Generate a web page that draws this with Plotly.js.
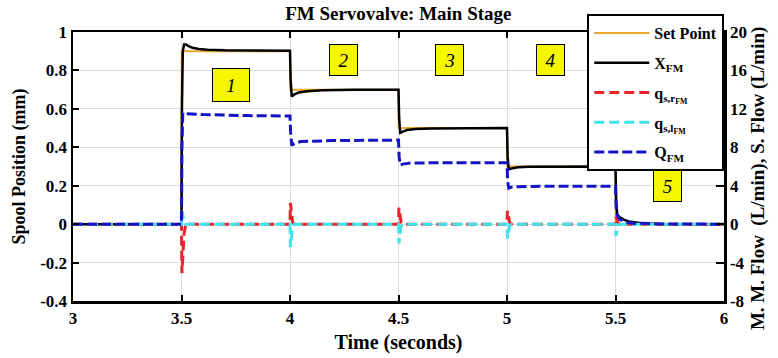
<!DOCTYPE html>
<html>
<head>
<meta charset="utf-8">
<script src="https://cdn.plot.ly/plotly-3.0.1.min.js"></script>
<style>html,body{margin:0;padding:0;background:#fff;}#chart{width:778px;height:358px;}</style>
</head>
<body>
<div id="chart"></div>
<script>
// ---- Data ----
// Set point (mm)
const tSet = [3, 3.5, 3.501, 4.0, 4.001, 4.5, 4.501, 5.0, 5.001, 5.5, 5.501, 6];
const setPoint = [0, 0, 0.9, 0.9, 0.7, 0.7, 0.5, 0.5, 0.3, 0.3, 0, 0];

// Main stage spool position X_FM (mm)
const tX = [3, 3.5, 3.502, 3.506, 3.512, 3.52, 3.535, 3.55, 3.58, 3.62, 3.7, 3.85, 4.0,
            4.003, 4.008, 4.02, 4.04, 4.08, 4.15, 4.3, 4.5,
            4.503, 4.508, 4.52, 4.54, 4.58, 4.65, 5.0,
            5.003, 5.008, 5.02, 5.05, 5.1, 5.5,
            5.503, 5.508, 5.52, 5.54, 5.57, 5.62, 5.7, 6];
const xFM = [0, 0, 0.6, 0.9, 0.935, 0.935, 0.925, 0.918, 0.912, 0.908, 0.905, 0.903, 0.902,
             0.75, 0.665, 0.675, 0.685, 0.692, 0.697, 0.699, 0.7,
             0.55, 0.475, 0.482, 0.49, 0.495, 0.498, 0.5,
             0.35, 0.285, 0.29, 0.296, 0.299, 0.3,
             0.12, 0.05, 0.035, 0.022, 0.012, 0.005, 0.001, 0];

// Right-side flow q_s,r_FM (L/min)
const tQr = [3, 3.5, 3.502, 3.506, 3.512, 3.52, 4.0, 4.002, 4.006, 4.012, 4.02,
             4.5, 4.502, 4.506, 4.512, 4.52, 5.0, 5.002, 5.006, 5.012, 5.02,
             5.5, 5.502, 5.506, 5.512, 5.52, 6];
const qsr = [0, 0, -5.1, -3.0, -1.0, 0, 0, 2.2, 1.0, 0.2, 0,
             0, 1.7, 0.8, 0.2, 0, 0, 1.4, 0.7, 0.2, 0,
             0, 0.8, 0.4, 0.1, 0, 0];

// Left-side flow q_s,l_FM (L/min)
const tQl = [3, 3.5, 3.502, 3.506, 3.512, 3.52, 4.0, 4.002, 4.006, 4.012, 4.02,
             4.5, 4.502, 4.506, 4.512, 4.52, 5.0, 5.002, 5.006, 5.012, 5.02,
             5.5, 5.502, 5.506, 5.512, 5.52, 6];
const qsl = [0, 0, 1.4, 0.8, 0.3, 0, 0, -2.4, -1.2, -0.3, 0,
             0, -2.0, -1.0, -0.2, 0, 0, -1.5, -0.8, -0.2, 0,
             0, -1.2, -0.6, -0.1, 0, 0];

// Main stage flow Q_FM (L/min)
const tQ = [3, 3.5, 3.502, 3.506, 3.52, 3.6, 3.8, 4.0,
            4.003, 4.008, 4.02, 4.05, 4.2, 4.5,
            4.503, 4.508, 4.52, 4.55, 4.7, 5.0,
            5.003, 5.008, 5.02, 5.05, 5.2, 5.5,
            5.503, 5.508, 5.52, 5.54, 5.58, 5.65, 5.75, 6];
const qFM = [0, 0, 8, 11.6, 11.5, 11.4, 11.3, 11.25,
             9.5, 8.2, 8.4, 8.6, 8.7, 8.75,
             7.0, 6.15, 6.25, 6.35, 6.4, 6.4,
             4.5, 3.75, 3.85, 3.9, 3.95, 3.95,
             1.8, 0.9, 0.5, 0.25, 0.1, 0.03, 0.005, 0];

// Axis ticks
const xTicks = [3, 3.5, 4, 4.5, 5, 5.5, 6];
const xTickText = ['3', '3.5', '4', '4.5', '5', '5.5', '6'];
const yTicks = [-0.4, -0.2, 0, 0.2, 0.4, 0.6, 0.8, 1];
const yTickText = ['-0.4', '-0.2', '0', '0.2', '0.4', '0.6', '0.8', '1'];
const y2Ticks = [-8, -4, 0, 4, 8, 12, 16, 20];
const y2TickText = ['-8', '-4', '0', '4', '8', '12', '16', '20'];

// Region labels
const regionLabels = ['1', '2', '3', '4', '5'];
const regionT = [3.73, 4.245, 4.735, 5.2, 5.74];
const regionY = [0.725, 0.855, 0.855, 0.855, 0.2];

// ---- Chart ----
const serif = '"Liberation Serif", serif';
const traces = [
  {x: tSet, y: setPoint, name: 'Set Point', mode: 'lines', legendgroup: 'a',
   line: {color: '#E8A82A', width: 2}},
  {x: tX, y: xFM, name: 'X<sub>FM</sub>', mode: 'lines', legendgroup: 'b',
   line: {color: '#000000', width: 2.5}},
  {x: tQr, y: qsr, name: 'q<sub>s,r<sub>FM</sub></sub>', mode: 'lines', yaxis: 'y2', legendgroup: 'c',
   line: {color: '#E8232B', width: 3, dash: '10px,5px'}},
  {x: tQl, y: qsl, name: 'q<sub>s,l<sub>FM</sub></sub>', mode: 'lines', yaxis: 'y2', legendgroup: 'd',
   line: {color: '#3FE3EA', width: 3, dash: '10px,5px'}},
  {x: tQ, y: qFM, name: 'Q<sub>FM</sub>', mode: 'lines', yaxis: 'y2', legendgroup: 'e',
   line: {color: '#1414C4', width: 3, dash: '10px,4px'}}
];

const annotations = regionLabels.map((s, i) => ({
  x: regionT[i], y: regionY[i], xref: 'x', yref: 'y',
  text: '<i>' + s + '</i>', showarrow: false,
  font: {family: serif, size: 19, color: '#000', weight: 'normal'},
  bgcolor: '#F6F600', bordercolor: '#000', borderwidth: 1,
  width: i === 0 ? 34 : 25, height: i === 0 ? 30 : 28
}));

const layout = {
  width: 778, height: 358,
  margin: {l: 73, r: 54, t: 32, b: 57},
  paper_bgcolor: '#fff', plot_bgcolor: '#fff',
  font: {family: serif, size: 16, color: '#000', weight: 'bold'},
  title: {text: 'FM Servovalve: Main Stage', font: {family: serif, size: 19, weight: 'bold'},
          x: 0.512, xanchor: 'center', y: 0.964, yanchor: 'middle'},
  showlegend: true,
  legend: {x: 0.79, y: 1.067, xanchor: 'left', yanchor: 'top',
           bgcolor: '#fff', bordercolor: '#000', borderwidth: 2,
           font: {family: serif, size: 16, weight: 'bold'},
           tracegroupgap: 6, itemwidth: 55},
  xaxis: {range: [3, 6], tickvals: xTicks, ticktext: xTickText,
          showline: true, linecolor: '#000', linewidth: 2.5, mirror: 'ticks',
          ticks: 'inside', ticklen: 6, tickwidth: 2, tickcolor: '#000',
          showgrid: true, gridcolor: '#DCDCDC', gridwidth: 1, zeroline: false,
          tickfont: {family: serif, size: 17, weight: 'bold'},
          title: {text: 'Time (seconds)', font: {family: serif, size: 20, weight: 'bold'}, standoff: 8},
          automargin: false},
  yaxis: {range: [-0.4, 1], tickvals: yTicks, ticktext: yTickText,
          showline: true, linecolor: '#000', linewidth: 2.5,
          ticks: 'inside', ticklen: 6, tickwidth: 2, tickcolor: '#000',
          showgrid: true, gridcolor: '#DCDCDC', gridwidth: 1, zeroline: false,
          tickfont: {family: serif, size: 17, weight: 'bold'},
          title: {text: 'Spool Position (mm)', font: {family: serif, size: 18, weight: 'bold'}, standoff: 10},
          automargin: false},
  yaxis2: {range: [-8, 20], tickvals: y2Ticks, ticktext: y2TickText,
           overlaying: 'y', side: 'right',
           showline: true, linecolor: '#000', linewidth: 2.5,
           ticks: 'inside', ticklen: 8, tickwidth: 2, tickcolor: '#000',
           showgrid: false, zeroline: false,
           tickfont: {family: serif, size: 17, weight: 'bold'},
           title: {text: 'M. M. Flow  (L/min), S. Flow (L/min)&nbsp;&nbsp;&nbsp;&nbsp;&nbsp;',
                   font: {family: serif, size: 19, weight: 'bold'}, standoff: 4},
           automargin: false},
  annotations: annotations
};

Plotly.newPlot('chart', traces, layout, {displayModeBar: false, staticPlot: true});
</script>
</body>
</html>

◇ ◇ ◇ ◇

**What you should do**
Starting with the first line of the data above and ending with the line containing "0, 0.8, 0.4, 0.1, 0, 0];", please restate every line exactly, leaving images out.

**Response to the exercise**
Generate a web page that draws this with Plotly.js.
<!DOCTYPE html>
<html>
<head>
<meta charset="utf-8">
<script src="https://cdn.plot.ly/plotly-3.0.1.min.js"></script>
<style>html,body{margin:0;padding:0;background:#fff;}#chart{width:778px;height:358px;}</style>
</head>
<body>
<div id="chart"></div>
<script>
// ---- Data ----
// Set point (mm)
const tSet = [3, 3.5, 3.501, 4.0, 4.001, 4.5, 4.501, 5.0, 5.001, 5.5, 5.501, 6];
const setPoint = [0, 0, 0.9, 0.9, 0.7, 0.7, 0.5, 0.5, 0.3, 0.3, 0, 0];

// Main stage spool position X_FM (mm)
const tX = [3, 3.5, 3.502, 3.506, 3.512, 3.52, 3.535, 3.55, 3.58, 3.62, 3.7, 3.85, 4.0,
            4.003, 4.008, 4.02, 4.04, 4.08, 4.15, 4.3, 4.5,
            4.503, 4.508, 4.52, 4.54, 4.58, 4.65, 5.0,
            5.003, 5.008, 5.02, 5.05, 5.1, 5.5,
            5.503, 5.508, 5.52, 5.54, 5.57, 5.62, 5.7, 6];
const xFM = [0, 0, 0.6, 0.9, 0.935, 0.935, 0.925, 0.918, 0.912, 0.908, 0.905, 0.903, 0.902,
             0.75, 0.665, 0.675, 0.685, 0.692, 0.697, 0.699, 0.7,
             0.55, 0.475, 0.482, 0.49, 0.495, 0.498, 0.5,
             0.35, 0.285, 0.29, 0.296, 0.299, 0.3,
             0.12, 0.05, 0.035, 0.022, 0.012, 0.005, 0.001, 0];

// Right-side flow q_s,r_FM (L/min)
const tQr = [3, 3.5, 3.502, 3.506, 3.512, 3.52, 4.0, 4.002, 4.006, 4.012, 4.02,
             4.5, 4.502, 4.506, 4.512, 4.52, 5.0, 5.002, 5.006, 5.012, 5.02,
             5.5, 5.502, 5.506, 5.512, 5.52, 6];
const qsr = [0, 0, -5.1, -3.0, -1.0, 0, 0, 2.2, 1.0, 0.2, 0,
             0, 1.7, 0.8, 0.2, 0, 0, 1.4, 0.7, 0.2, 0,
             0, 0.8, 0.4, 0.1, 0, 0];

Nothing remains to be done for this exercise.